======== Stored data ========

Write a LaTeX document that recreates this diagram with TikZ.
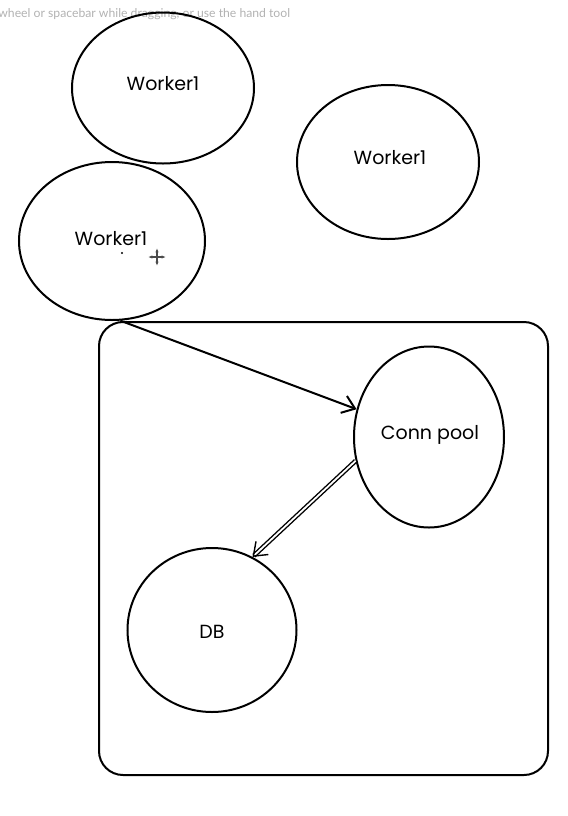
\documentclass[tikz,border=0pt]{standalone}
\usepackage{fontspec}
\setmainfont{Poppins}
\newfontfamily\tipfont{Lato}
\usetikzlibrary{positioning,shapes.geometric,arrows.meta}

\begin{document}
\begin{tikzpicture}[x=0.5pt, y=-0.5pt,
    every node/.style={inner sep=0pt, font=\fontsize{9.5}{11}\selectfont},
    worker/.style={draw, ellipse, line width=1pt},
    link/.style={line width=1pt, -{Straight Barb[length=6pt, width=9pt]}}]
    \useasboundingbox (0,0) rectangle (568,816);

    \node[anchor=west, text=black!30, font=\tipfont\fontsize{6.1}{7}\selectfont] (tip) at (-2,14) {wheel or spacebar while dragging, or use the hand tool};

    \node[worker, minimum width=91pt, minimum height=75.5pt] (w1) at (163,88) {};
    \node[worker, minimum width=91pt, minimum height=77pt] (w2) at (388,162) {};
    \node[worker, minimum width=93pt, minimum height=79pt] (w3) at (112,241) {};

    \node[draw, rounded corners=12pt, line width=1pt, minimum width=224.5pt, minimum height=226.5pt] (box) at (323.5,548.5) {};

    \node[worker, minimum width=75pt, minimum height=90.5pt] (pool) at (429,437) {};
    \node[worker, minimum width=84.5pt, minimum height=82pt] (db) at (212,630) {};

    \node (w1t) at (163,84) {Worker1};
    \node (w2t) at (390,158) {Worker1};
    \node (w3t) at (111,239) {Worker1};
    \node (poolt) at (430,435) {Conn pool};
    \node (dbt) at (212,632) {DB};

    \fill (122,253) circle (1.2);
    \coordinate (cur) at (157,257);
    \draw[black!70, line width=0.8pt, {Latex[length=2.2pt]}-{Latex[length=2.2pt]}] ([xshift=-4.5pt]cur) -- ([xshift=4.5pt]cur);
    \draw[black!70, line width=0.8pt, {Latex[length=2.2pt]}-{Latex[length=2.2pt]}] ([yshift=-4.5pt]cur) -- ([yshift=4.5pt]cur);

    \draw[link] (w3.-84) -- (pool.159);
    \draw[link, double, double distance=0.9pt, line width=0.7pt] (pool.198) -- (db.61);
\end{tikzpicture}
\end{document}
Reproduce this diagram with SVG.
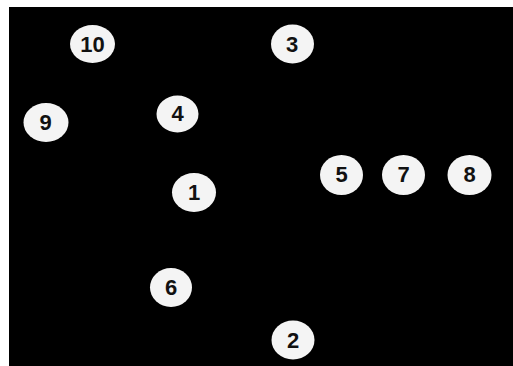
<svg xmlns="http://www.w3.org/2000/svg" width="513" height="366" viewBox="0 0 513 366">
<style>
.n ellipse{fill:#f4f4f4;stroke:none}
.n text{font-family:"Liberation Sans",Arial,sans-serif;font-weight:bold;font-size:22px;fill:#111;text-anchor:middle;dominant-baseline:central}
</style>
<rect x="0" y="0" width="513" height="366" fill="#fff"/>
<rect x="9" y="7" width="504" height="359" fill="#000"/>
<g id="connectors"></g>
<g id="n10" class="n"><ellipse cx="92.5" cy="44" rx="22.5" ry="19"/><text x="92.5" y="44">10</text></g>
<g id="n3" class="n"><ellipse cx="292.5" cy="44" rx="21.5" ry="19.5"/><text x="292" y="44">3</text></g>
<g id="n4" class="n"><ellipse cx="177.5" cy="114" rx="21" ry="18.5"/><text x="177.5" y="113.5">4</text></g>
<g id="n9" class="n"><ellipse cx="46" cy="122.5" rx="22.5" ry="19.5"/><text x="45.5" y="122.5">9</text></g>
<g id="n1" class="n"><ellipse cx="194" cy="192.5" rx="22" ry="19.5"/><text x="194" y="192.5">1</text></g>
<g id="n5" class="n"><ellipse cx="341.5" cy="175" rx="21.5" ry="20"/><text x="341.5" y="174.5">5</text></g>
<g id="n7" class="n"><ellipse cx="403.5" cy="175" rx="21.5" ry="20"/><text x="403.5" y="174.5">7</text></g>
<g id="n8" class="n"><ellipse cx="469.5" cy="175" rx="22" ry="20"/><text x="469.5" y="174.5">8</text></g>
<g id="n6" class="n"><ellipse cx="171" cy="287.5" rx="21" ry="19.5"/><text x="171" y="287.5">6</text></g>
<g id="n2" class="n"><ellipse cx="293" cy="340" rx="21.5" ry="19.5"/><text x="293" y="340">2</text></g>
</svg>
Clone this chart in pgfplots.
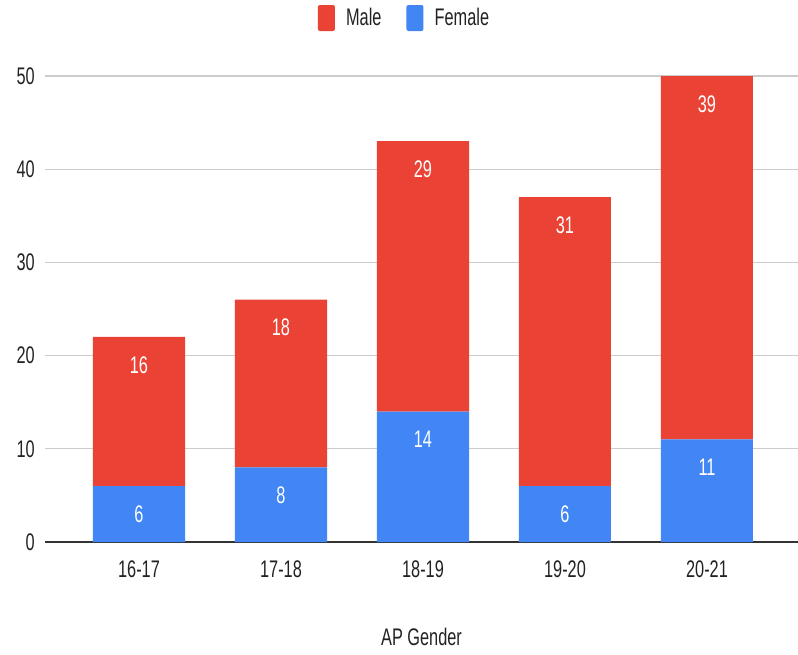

========

Set task
Quote each record exactly as it stands, minus the pictures.

Full output
Write a LaTeX document that recreates this diagram with TikZ.
\documentclass[tikz,border=0pt]{standalone}
\usepackage{fontspec}
\setmainfont{Poppins}
\newfontfamily\tipfont{Lato}
\usetikzlibrary{positioning,shapes.geometric,arrows.meta}

\begin{document}
\begin{tikzpicture}[x=0.5pt, y=-0.5pt,
    every node/.style={inner sep=0pt, font=\fontsize{9.5}{11}\selectfont},
    worker/.style={draw, ellipse, line width=1pt},
    link/.style={line width=1pt, -{Straight Barb[length=6pt, width=9pt]}}]
    \useasboundingbox (0,0) rectangle (568,816);

    \node[anchor=west, text=black!30, font=\tipfont\fontsize{6.1}{7}\selectfont] (tip) at (-2,14) {wheel or spacebar while dragging, or use the hand tool};

    \node[worker, minimum width=91pt, minimum height=75.5pt] (w1) at (163,88) {};
    \node[worker, minimum width=91pt, minimum height=77pt] (w2) at (388,162) {};
    \node[worker, minimum width=93pt, minimum height=79pt] (w3) at (112,241) {};

    \node[draw, rounded corners=12pt, line width=1pt, minimum width=224.5pt, minimum height=226.5pt] (box) at (323.5,548.5) {};

    \node[worker, minimum width=75pt, minimum height=90.5pt] (pool) at (429,437) {};
    \node[worker, minimum width=84.5pt, minimum height=82pt] (db) at (212,630) {};

    \node (w1t) at (163,84) {Worker1};
    \node (w2t) at (390,158) {Worker1};
    \node (w3t) at (111,239) {Worker1};
    \node (poolt) at (430,435) {Conn pool};
    \node (dbt) at (212,632) {DB};

    \fill (122,253) circle (1.2);
    \coordinate (cur) at (157,257);
    \draw[black!70, line width=0.8pt, {Latex[length=2.2pt]}-{Latex[length=2.2pt]}] ([xshift=-4.5pt]cur) -- ([xshift=4.5pt]cur);
    \draw[black!70, line width=0.8pt, {Latex[length=2.2pt]}-{Latex[length=2.2pt]}] ([yshift=-4.5pt]cur) -- ([yshift=4.5pt]cur);

    \draw[link] (w3.-84) -- (pool.159);
    \draw[link, double, double distance=0.9pt, line width=0.7pt] (pool.198) -- (db.61);
\end{tikzpicture}
\end{document}
Reproduce this diagram with SVG.
<svg xmlns="http://www.w3.org/2000/svg" width="513" height="366" viewBox="0 0 513 366">
<style>
.n ellipse{fill:#f4f4f4;stroke:none}
.n text{font-family:"Liberation Sans",Arial,sans-serif;font-weight:bold;font-size:22px;fill:#111;text-anchor:middle;dominant-baseline:central}
</style>
<rect x="0" y="0" width="513" height="366" fill="#fff"/>
<rect x="9" y="7" width="504" height="359" fill="#000"/>
<g id="connectors"></g>
<g id="n10" class="n"><ellipse cx="92.5" cy="44" rx="22.5" ry="19"/><text x="92.5" y="44">10</text></g>
<g id="n3" class="n"><ellipse cx="292.5" cy="44" rx="21.5" ry="19.5"/><text x="292" y="44">3</text></g>
<g id="n4" class="n"><ellipse cx="177.5" cy="114" rx="21" ry="18.5"/><text x="177.5" y="113.5">4</text></g>
<g id="n9" class="n"><ellipse cx="46" cy="122.5" rx="22.5" ry="19.5"/><text x="45.5" y="122.5">9</text></g>
<g id="n1" class="n"><ellipse cx="194" cy="192.5" rx="22" ry="19.5"/><text x="194" y="192.5">1</text></g>
<g id="n5" class="n"><ellipse cx="341.5" cy="175" rx="21.5" ry="20"/><text x="341.5" y="174.5">5</text></g>
<g id="n7" class="n"><ellipse cx="403.5" cy="175" rx="21.5" ry="20"/><text x="403.5" y="174.5">7</text></g>
<g id="n8" class="n"><ellipse cx="469.5" cy="175" rx="22" ry="20"/><text x="469.5" y="174.5">8</text></g>
<g id="n6" class="n"><ellipse cx="171" cy="287.5" rx="21" ry="19.5"/><text x="171" y="287.5">6</text></g>
<g id="n2" class="n"><ellipse cx="293" cy="340" rx="21.5" ry="19.5"/><text x="293" y="340">2</text></g>
</svg>
Clone this chart in pgfplots.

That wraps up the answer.